Bob Shaw

Personal information
- Nationality: British (Welsh)
- Born: 27 December 1932 (age 93) Taff's Well, Great Britain
- Height: 179 cm (5 ft 10 in)
- Weight: 73 kg (161 lb)

Sport
- Sport: Track and field
- Event: 400 metres hurdles
- Club: University of Oxford AC Achilles Club

Medal record
Athletics
Representing Wales
British Empire & Commonwealth Games
| Bronze medal – third place | 1954 Vancouver | 440y hurdles |

= Bob Shaw (athlete) =

British hurdler

Robert Douglas Shaw (born 27 December 1932) is a British former hurdler who competed at the 1956 Summer Olympics.

== Biography ==
Shaw was educated at Whitchurch Grammar School and then Manchester Grammar School before studying at the Exeter College, Oxford. He went on to win the 1951 Welsh AAA 120 yards title.

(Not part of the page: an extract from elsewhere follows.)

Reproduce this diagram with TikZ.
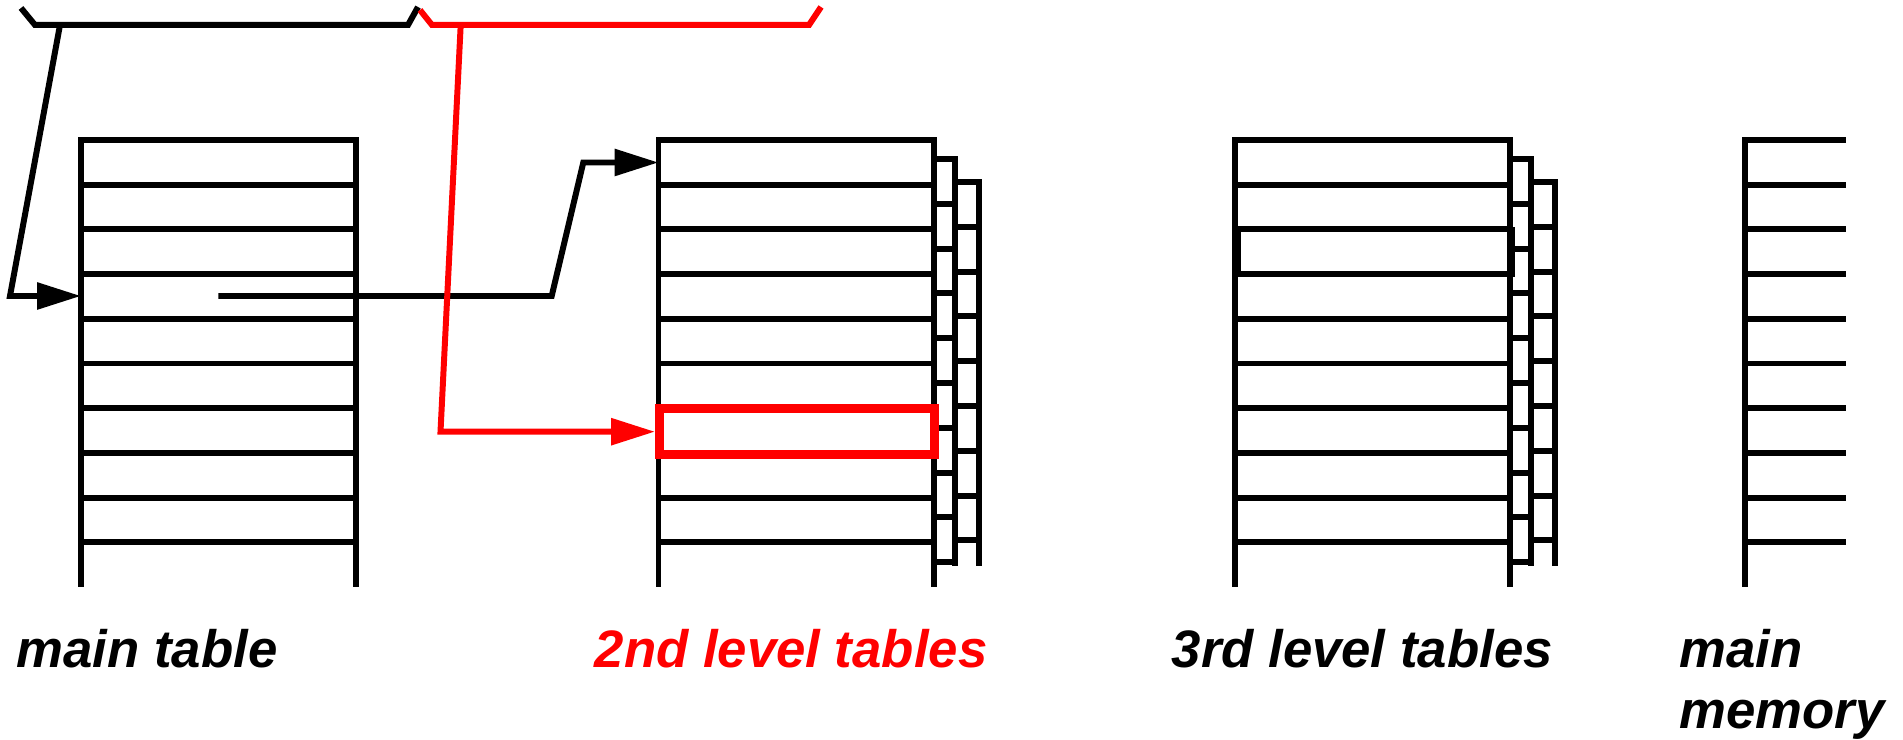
\documentclass[tikz,border=0pt]{standalone}
\usepackage{fontspec}
\setmainfont{Liberation Sans}
\usetikzlibrary{arrows.meta}

\tikzset{
  tbl/.style={line width=1.7pt},
  hitbox/.style={red, line width=2.55pt},
  lbl/.style={inner sep=0pt, anchor=base west, font=\fontsize{15}{18}\selectfont\bfseries\itshape},
}

\begin{document}
\begin{tikzpicture}[y=-1cm, >={Triangle[length=4.4mm,width=2.6mm]}]
    \useasboundingbox (0,0) rectangle (19.03,7.40);
    \foreach \x in {0.81,6.585,12.345} {
      \draw[tbl] (\x,5.87) -- (\x,1.40) -- (\x+2.75,1.40) -- (\x+2.75,5.87);
      \foreach \i in {1,...,9}
        \draw[tbl] (\x,1.40+0.447*\i) -- ++(2.75,0);
    }
    \foreach \x in {9.335,15.095} {
      \draw[tbl] (\x,1.59) -- (\x+0.21,1.59) -- (\x+0.21,5.66);
      \foreach \i in {1,...,9}
        \draw[tbl] (\x,1.59+0.448*\i) -- ++(0.21,0);
      \draw[tbl] (\x+0.21,1.82) -- (\x+0.45,1.82) -- (\x+0.45,5.66);
      \foreach \i in {1,...,8}
        \draw[tbl] (\x+0.21,1.82+0.448*\i) -- ++(0.24,0);
    }
    \draw[tbl] (12.38,2.295) rectangle (15.12,2.745);
    \draw[tbl] (17.45,5.87) -- (17.45,1.40) -- (18.46,1.40);
    \foreach \i in {1,...,9}
      \draw[tbl] (17.45,1.40+0.447*\i) -- ++(1.01,0);
    \draw[hitbox] (6.595,4.087) rectangle (9.345,4.542);

    \draw[tbl] (0.21,0.08) -- (0.35,0.25) -- (4.08,0.25) -- (4.18,0.07);
    \draw[tbl, red] (4.20,0.10) -- (4.32,0.25) -- (8.09,0.25) -- (8.21,0.07);
    \coordinate (addr-a) at (0.60,0.25);
    \coordinate (addr-b) at (4.607,0.25);
    \coordinate (main-r4) at (0.81,2.96);
    \coordinate (main-r4c) at (2.183,2.96);
    \coordinate (sec-r1) at (6.585,1.625);
    \coordinate (sec-r7) at (6.55,4.317);
    \draw[tbl, ->] (addr-a) -- (0.10,2.96) -- (main-r4);
    \draw[tbl, ->] (main-r4c) -- (5.517,2.96) -- (5.833,1.625) -- (sec-r1);
    \draw[tbl, red, ->] (addr-b) -- (4.405,4.317) -- (sec-r7);

    \node[lbl] (main-lbl) at (0.16,6.677) {main table};
    \node[lbl, red] (sec-lbl) at (5.94,6.677) {2nd level tables};
    \node[lbl] (thd-lbl) at (11.71,6.677) {3rd level tables};
    \node[lbl] (mem-lbl) at (16.79,6.677) {main};
    \node[lbl] (mem-lbl2) at (16.79,7.283) {memory};
  \end{tikzpicture}
\end{document}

Shaw finished second behind Harry Kane in the 440 yards hurdles event at the 1954 AAA Championships and then became the British 440 yards hurdles champion after winning the British AAA Championships title at the 1955 AAA Championships.in In between, Shaw won a bronze medal for Wales in the 440 yards hurdles at the 1954 British Empire and Commonwealth Games in Vancouver.

Shaw represented Great Britain at the 1956 Olympic Games in Melbourne, where he competed in the men's 400 metres hurdles competition.